FENNIE+MEHL founding partners Doug Mehl, left, and Ned Fennie. Photography: Todd Johnson, San Francisco Business Times

01 Sep

How F+M Embraces Entrepreneurship

The San Francisco Business Times profiled F+M to get a flavor of how we adopt the tenants of entrepreneurship in the work that we do. Now surrounded by a booming tech sector and hired by many of our neighbors to turn their offices into something special to retain the best employees, F+M also makes sure to pay attention to our own.

SFBT: What is the biggest business or cultural shift at your company?

F+M: Frankly, we started the first 10 years with a top-down model and realized it wasn’t delivering the success we expected.

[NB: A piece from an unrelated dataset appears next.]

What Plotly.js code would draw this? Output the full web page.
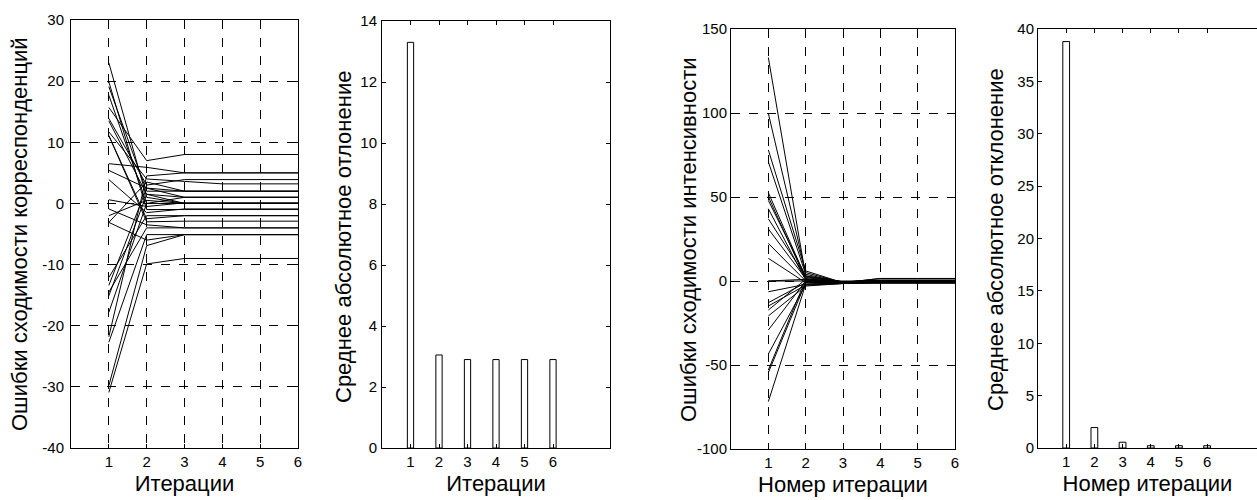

We asked: What really made our company work? Our collective experience and collective passions. We really needed people who are driven by those same things. So we revamped our compensation program. It is focused on individual goals for each member to take the firm to the next level every year. That is a program that very few firms use and if they do, they reserve it for principal level people. The typical person who works for us, they are No. 1 creative, but No. 2 they’re entrepreneurial. We don’t hire anyone that we don’t feel would one day want to run their own firm.

SFBT: What trends are you seeing?

F+M: Design in general has moved from, “We need a space, so go find an architect who’s cheapest,” to “This is a value proposition that is important for our business success.” So we’ve become business partners to our clients. Their success is part and parcel to developing a culture that attracts the right talent and moving it to the center of their mission. We’ve found that where we have a unique niche is because we are entrepreneurs. We understand the business goal side just as much as we understand the design side.

SFBT: What questions do you ask clients to understand what kind of design would work for them?

F+M: Our process is that before we put pen to paper, we do a deep-dive visioning session for our clients. We get all the key stakeholders for our clients in one room at one time and then we spend about two hours asking them about their business. When we come out of that meeting, we have this constellation of every aspect of their organization.